* **Data provided**:

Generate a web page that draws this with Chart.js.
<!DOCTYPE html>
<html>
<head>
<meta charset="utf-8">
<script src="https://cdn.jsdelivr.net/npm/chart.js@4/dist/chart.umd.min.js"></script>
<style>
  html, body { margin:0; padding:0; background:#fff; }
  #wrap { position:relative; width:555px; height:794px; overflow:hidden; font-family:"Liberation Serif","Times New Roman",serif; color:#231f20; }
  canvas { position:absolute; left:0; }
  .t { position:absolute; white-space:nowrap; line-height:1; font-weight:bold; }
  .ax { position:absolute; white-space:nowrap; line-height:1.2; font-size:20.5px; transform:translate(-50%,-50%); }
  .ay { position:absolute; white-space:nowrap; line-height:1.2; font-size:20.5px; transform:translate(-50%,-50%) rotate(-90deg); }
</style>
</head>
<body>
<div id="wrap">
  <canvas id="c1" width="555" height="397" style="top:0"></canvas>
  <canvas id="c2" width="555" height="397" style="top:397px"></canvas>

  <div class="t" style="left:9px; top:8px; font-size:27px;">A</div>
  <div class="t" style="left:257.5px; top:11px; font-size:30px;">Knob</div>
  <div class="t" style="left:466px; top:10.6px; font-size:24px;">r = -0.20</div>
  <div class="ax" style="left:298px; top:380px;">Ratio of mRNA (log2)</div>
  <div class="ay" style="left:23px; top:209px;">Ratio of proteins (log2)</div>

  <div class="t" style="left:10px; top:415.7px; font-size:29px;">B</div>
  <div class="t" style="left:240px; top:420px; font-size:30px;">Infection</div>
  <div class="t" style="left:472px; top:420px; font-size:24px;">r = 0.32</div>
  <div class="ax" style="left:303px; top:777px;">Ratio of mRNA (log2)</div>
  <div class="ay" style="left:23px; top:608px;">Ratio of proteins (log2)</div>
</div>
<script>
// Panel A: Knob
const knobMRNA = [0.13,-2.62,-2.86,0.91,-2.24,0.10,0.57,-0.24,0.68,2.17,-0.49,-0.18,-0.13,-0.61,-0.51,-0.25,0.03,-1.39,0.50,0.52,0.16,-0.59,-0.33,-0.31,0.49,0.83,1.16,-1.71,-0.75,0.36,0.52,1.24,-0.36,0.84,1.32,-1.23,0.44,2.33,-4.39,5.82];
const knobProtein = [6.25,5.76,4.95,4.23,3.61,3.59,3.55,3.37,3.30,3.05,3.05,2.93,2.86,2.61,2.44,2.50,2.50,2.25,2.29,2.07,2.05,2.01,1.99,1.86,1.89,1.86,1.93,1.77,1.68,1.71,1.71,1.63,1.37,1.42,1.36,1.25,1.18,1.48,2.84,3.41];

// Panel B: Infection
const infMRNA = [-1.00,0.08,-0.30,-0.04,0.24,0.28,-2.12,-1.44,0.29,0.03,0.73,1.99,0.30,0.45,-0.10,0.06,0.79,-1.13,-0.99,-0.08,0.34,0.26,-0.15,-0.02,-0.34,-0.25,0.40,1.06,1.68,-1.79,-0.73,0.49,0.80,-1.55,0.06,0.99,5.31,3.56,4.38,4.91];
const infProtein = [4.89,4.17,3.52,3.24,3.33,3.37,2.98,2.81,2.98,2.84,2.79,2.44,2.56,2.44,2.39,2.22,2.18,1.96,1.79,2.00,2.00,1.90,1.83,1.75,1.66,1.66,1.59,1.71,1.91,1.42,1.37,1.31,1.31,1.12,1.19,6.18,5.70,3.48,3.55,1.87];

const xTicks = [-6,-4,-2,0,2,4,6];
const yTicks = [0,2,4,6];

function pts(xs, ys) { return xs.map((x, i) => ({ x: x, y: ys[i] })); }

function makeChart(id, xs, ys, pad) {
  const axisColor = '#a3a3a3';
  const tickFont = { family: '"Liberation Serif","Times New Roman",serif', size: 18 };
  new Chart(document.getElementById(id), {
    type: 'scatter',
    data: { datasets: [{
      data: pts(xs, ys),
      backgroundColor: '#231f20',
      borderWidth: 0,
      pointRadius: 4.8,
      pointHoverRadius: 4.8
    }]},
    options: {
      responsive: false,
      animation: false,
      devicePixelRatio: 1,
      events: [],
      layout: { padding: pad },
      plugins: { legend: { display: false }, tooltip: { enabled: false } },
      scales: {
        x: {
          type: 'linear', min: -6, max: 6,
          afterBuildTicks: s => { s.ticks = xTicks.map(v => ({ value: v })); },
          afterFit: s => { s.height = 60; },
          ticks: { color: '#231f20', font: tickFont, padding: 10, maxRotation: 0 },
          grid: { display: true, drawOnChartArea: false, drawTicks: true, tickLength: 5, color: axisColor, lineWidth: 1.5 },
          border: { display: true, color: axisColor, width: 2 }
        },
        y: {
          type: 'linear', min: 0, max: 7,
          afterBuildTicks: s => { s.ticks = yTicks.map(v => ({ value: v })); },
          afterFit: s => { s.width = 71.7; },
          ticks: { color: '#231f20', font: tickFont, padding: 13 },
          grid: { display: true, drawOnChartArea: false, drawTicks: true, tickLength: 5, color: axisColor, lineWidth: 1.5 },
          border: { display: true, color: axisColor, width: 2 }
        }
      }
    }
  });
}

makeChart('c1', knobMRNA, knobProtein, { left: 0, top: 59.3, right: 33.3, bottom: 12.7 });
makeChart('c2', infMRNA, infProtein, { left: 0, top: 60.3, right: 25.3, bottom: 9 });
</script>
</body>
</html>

* **What is asked**: Reproduce every line of the material above exactly.

* **Output for this task**:
Generate a web page that draws this with Chart.js.
<!DOCTYPE html>
<html>
<head>
<meta charset="utf-8">
<script src="https://cdn.jsdelivr.net/npm/chart.js@4/dist/chart.umd.min.js"></script>
<style>
  html, body { margin:0; padding:0; background:#fff; }
  #wrap { position:relative; width:555px; height:794px; overflow:hidden; font-family:"Liberation Serif","Times New Roman",serif; color:#231f20; }
  canvas { position:absolute; left:0; }
  .t { position:absolute; white-space:nowrap; line-height:1; font-weight:bold; }
  .ax { position:absolute; white-space:nowrap; line-height:1.2; font-size:20.5px; transform:translate(-50%,-50%); }
  .ay { position:absolute; white-space:nowrap; line-height:1.2; font-size:20.5px; transform:translate(-50%,-50%) rotate(-90deg); }
</style>
</head>
<body>
<div id="wrap">
  <canvas id="c1" width="555" height="397" style="top:0"></canvas>
  <canvas id="c2" width="555" height="397" style="top:397px"></canvas>

  <div class="t" style="left:9px; top:8px; font-size:27px;">A</div>
  <div class="t" style="left:257.5px; top:11px; font-size:30px;">Knob</div>
  <div class="t" style="left:466px; top:10.6px; font-size:24px;">r = -0.20</div>
  <div class="ax" style="left:298px; top:380px;">Ratio of mRNA (log2)</div>
  <div class="ay" style="left:23px; top:209px;">Ratio of proteins (log2)</div>

  <div class="t" style="left:10px; top:415.7px; font-size:29px;">B</div>
  <div class="t" style="left:240px; top:420px; font-size:30px;">Infection</div>
  <div class="t" style="left:472px; top:420px; font-size:24px;">r = 0.32</div>
  <div class="ax" style="left:303px; top:777px;">Ratio of mRNA (log2)</div>
  <div class="ay" style="left:23px; top:608px;">Ratio of proteins (log2)</div>
</div>
<script>
// Panel A: Knob
const knobMRNA = [0.13,-2.62,-2.86,0.91,-2.24,0.10,0.57,-0.24,0.68,2.17,-0.49,-0.18,-0.13,-0.61,-0.51,-0.25,0.03,-1.39,0.50,0.52,0.16,-0.59,-0.33,-0.31,0.49,0.83,1.16,-1.71,-0.75,0.36,0.52,1.24,-0.36,0.84,1.32,-1.23,0.44,2.33,-4.39,5.82];
const knobProtein = [6.25,5.76,4.95,4.23,3.61,3.59,3.55,3.37,3.30,3.05,3.05,2.93,2.86,2.61,2.44,2.50,2.50,2.25,2.29,2.07,2.05,2.01,1.99,1.86,1.89,1.86,1.93,1.77,1.68,1.71,1.71,1.63,1.37,1.42,1.36,1.25,1.18,1.48,2.84,3.41];

// Panel B: Infection
const infMRNA = [-1.00,0.08,-0.30,-0.04,0.24,0.28,-2.12,-1.44,0.29,0.03,0.73,1.99,0.30,0.45,-0.10,0.06,0.79,-1.13,-0.99,-0.08,0.34,0.26,-0.15,-0.02,-0.34,-0.25,0.40,1.06,1.68,-1.79,-0.73,0.49,0.80,-1.55,0.06,0.99,5.31,3.56,4.38,4.91];
const infProtein = [4.89,4.17,3.52,3.24,3.33,3.37,2.98,2.81,2.98,2.84,2.79,2.44,2.56,2.44,2.39,2.22,2.18,1.96,1.79,2.00,2.00,1.90,1.83,1.75,1.66,1.66,1.59,1.71,1.91,1.42,1.37,1.31,1.31,1.12,1.19,6.18,5.70,3.48,3.55,1.87];

const xTicks = [-6,-4,-2,0,2,4,6];
const yTicks = [0,2,4,6];

function pts(xs, ys) { return xs.map((x, i) => ({ x: x, y: ys[i] })); }

function makeChart(id, xs, ys, pad) {
  const axisColor = '#a3a3a3';
  const tickFont = { family: '"Liberation Serif","Times New Roman",serif', size: 18 };
  new Chart(document.getElementById(id), {
    type: 'scatter',
    data: { datasets: [{
      data: pts(xs, ys),
      backgroundColor: '#231f20',
      borderWidth: 0,
      pointRadius: 4.8,
      pointHoverRadius: 4.8
    }]},
    options: {
      responsive: false,
      animation: false,
      devicePixelRatio: 1,
      events: [],
      layout: { padding: pad },
      plugins: { legend: { display: false }, tooltip: { enabled: false } },
      scales: {
        x: {
          type: 'linear', min: -6, max: 6,
          afterBuildTicks: s => { s.ticks = xTicks.map(v => ({ value: v })); },
          afterFit: s => { s.height = 60; },
          ticks: { color: '#231f20', font: tickFont, padding: 10, maxRotation: 0 },
          grid: { display: true, drawOnChartArea: false, drawTicks: true, tickLength: 5, color: axisColor, lineWidth: 1.5 },
          border: { display: true, color: axisColor, width: 2 }
        },
        y: {
          type: 'linear', min: 0, max: 7,
          afterBuildTicks: s => { s.ticks = yTicks.map(v => ({ value: v })); },
          afterFit: s => { s.width = 71.7; },
          ticks: { color: '#231f20', font: tickFont, padding: 13 },
          grid: { display: true, drawOnChartArea: false, drawTicks: true, tickLength: 5, color: axisColor, lineWidth: 1.5 },
          border: { display: true, color: axisColor, width: 2 }
        }
      }
    }
  });
}

makeChart('c1', knobMRNA, knobProtein, { left: 0, top: 59.3, right: 33.3, bottom: 12.7 });
makeChart('c2', infMRNA, infProtein, { left: 0, top: 60.3, right: 25.3, bottom: 9 });
</script>
</body>
</html>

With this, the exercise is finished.